Today's play is Thornton Wilder's The Happy Journey to Trenton and Camden, a classic one act play about which much has been written. I am not sure if it was written before Our Town, but it has the same convention of a stage manager character and minimal sets. This stage manager is less involved and appears almost bored throughout the proceedings. The plot is essentially the seemingly mundane trip taken by the Kirby Family to visit their married sister/daughter in Camden, New Jersey. It is a journey by car taken in the early 1900's when such a journey still had some novelty for those involved. The Kirbys argue, joke, sing songs, stop for gas, stop for lunch, chat with those they meet and eventually arrive at Beulah's house. 
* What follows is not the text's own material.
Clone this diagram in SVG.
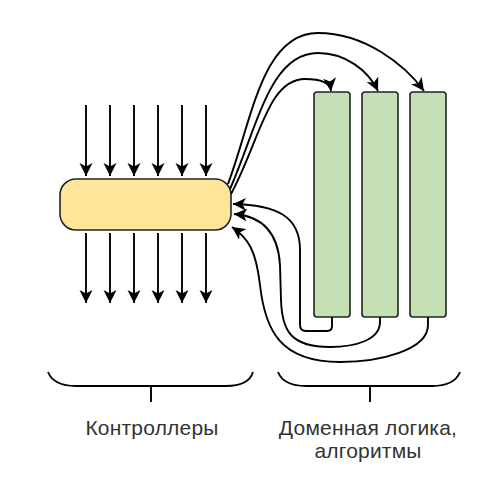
<svg xmlns="http://www.w3.org/2000/svg" width="504" height="493" viewBox="0 0 504 493">
<style>
.edge{fill:none;stroke:#000;stroke-width:1.9;marker-end:url(#arr)}
.brace{fill:none;stroke:#000;stroke-width:1.9}
.lbl{font-family:"Liberation Sans",Arial,sans-serif;font-size:21px;fill:#333;text-anchor:middle;letter-spacing:0.2px}
.green{fill:#c5e0b4;stroke:#222;stroke-width:1.6}
</style>
<defs>
<marker id="arr" markerUnits="userSpaceOnUse" markerWidth="16" markerHeight="16" refX="13" refY="6.5" orient="auto">
<path d="M0,0 L13,6.5 L0,13 L3.5,6.5 Z" fill="#000"/>
</marker>
</defs>
<rect width="504" height="493" fill="#fff"/>
<g id="controller">
<rect x="60" y="179" width="171" height="51" rx="16" ry="16" fill="#ffe599" stroke="#222" stroke-width="1.6"/>
</g>
<g id="domain1"><rect class="green" x="314" y="92" width="36" height="225" rx="3"/></g>
<g id="domain2"><rect class="green" x="362" y="92" width="36" height="225" rx="3"/></g>
<g id="domain3"><rect class="green" x="410" y="92" width="36" height="225" rx="3"/></g>
<g id="connectors">
<path class="edge" d="M86,105 L86,176"/>
<path class="edge" d="M110,105 L110,176"/>
<path class="edge" d="M134,105 L134,176"/>
<path class="edge" d="M158,105 L158,176"/>
<path class="edge" d="M182,105 L182,176"/>
<path class="edge" d="M206,105 L206,176"/>
<path class="edge" d="M86,233 L86,303"/>
<path class="edge" d="M110,233 L110,303"/>
<path class="edge" d="M134,233 L134,303"/>
<path class="edge" d="M158,233 L158,303"/>
<path class="edge" d="M182,233 L182,303"/>
<path class="edge" d="M206,233 L206,303"/>
<path class="edge" d="M228,184 C252,120 262,33 318,33 C365,33 405,65 424,91"/>
<path class="edge" d="M230,189 C258,125 270,53 318,53 C345,53 368,70 378,91"/>
<path class="edge" d="M231,194 C260,140 268,79 305,79 C320,79 330,82 331,91"/>
<path class="edge" d="M332,317 L332,326 Q332,331 327,331 L306,331 Q300,331 300,325 L300,250 C300,215 275,205 233,204"/>
<path class="edge" d="M380,317 L380,322 C380,340 355,347 330,347 C290,347 282,330 281,300 L280,265 C278,230 260,216 234,214"/>
<path class="edge" d="M428,317 L428,325 C428,350 380,362 340,362 C280,362 265,330 260,285 C256,250 248,238 232,227"/>
</g>
<g id="braces">
<path class="brace" d="M48,372 C52,382 62,386 76,386 L226,386 C240,386 250,382 253,372 M151,386 L151,402"/>
<path class="brace" d="M278,372 C282,382 292,386 306,386 L432,386 C446,386 456,382 460,372 M370,386 L370,402"/>
</g>
<g id="labels">
<text class="lbl" x="152" y="435">Контроллеры</text>
<text class="lbl" x="368" y="435">Доменная логика,</text>
<text class="lbl" x="368" y="458">алгоритмы</text>
</g>
</svg>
Like Our Town, this play is deceptively simple. Lurking within the plain, homespun events of the play are darker more profound subtleties. Unlike Our Town, there is no final act to make these subtleties plain for everyone. That makes it easy to write this off as trite, Yet trite it is not. The early twentieth century jargon makes it feel especially G-rated, but if one takes the effort to imagine theses characters as people and not the archetypes, (Ma, Pa, Jr., and Sis) they have come to be, they can be quite moving. Ma's concern for her eldest Daughter Beulah, who we find out at the end has recently had a miscarriage, which is in fact the reason for the trip and also her embarrassment at finding Beulah's economic status so much higher than hers have secret punches in them. 

I really adore this play, especially as an actor. The trick of making people invest in these people as people and not just ideas is an especially rewarding one to pull off. I also like how Mr. Wilder is able to put all that character information in this play at the same time fooling the reader into thinking he's got these people pegged. They are, in fact, deeper, more real and individual than we think they are at first. As are we all, and that this play contains that lesson makes me happy.